When was the first time she had volunteered?  

Four years earlier... 

“Excuse me?”  

The lady who was standing at the front counter glanced up from the newspaper she was reading. “Visiting hours are over. You’ll have to come back tomorrow.” 

“Uh, we’re not here to visit anyone. We don’t even know anyone who lives here.”  Mia’s mother admitted. “We’re here to volunteer.” She gestured toward 11-year-old Mia, who was standing beside her.  

The lady perked up. “You’re here to volunteer? We haven’t had a volunteer her age in well, I can’t even remember when.”  

“Well, you can put us right to work!” Mrs. Scott exclaimed. 

“Okay, just follow me, and I’ll show you where you can start.  

. . .  

“So, Mia, I’ll have you start with Mr. Sullivan. You can bring him his lunch and help tidy up his room a bit.” She handed her a tray, holding a container with soup in it, some cornbread, and a container of cut up carrots. After being pointed toward Mr. Sullivan’s room, she knocked on the door three times.  

“Who’s there?” demanded a gruff voice from the other side of the door. 

“Um,” Mia started nervously. “My name is Mia. I have your lunch.”  

“Fine. Come in.”  

Mia pushed the door open with her foot, balancing the tray carefully in her hands. The door led to a room not much bigger than a hospital room, containing a double bed, a bedside table, a small couch and an armchair, a TV, and a few other oddities. Mr. Sullivan gestured for her to place the tray on the small table next to the armchair that he currently occupied.  

“Would you like me to straighten up the room a bit?”  

“Doesn’t matter to me.”  

Mia spent the next half an hour tidying up the room, stacking empty coffee cups to take down to the kitchen, clearing the junk that had accumulated on the small table next to the armchair, and even opening the window to let in some fresh air.  

“There,” she said when she was finished, standing in the middle of the room. “Isn’t that better?”  

The beaming smile she got from Mr. Sullivan was all the answer she needed.  

. . . 

“Again, I can’t thank you enough for coming in today!” The lady, who she now knew as Barbara, exclaimed as Mia and her mother turned in their volunteer's name tags. “We’ve never had a volunteer as invested as you are! The Hopewell Retirement Center is happy to have you! I hope you’ll come back sometime soon!”  

“We will! Thank you!” 

The next week, when Mia’s mother couldn’t take her to the retirement center because of a last-minute work emergency, she came by herself. When she left the second time, she felt a strange feeling. She wasn’t just feeling happy, but she was feeling happy because she’d done something to help somebody else. And she liked it too. She liked the residents. 
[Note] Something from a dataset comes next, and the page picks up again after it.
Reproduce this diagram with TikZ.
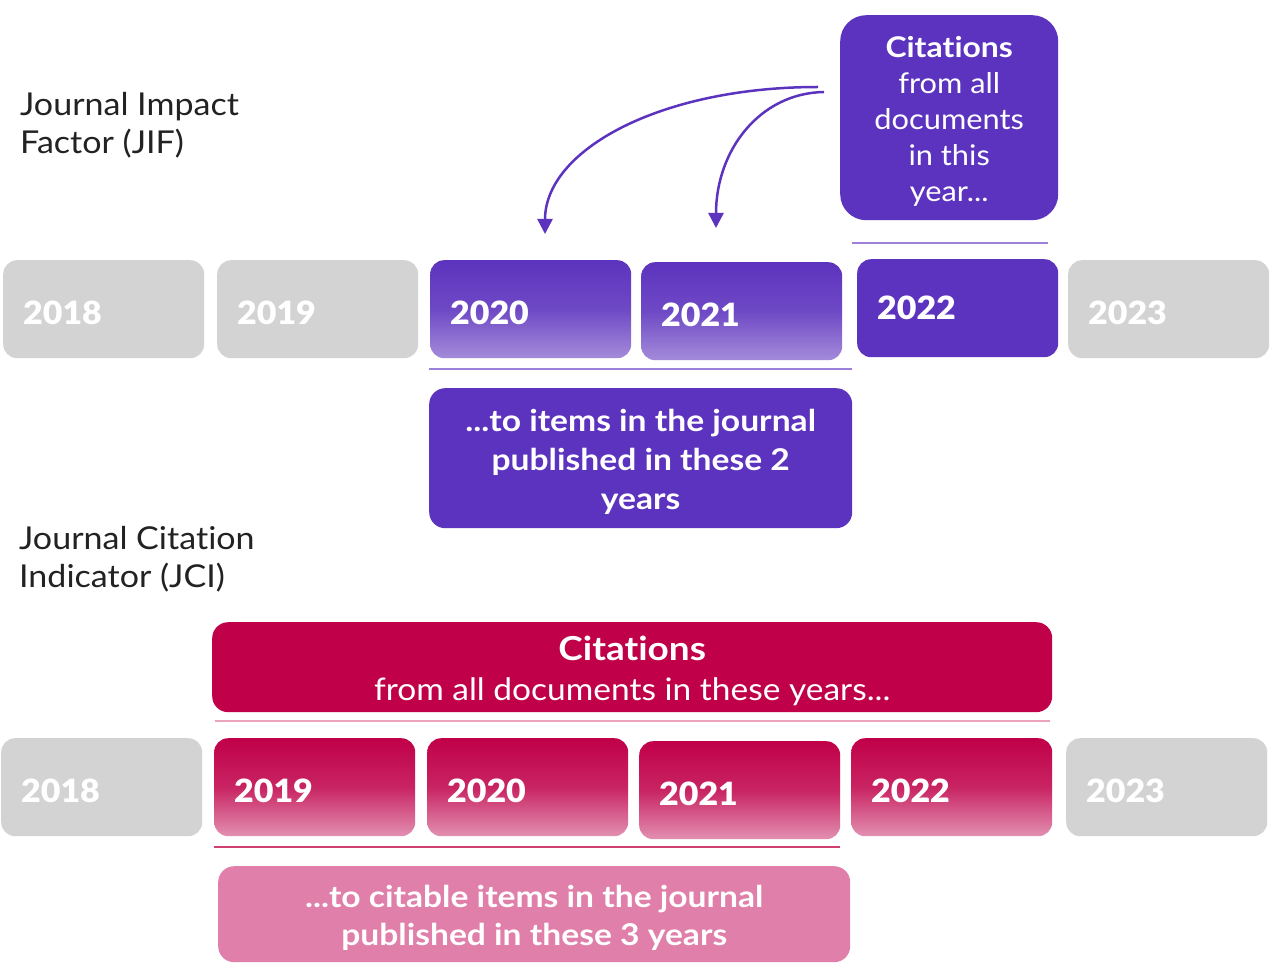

Award ceremony, four years after... 

Mia cleared her throat and stepped up to the microphone, finally knowing what she wanted to say. “The first time I volunteered, it changed my life in so many ways. It felt good. Volunteering is different for everyone. For example, some people hate it. They think it’s too much work, and they should be getting paid for it. Other people do it every once in a while, just to say that they did. But for other people, it’s a natural thing, like breathing or blinking. For me, volunteering isn’t an extra thing that I have to force myself to do. I’ve met so many interesting people during my time volunteering and learned so many interesting things that I never would have learned otherwise. But the most important thing I’ve learned is that volunteering is something necessary for this world. Not just to help other people, although, that is most of it. It’s also to feel good about yourself. The surge of pride after you’ve done something nice for someone else is something that you can’t feel any other way. So, I guess what I’m trying to say is that I don’t think I should be receiving this award. There are so many volunteers out there that never get recognition. Next time you have the opportunity to do something nice for someone, take that opportunity. See how it makes you feel. And when you do, it’s going to help improve this world.”  

And with that, Mia Scott accepted her award and went back to her seat, smiling to herself.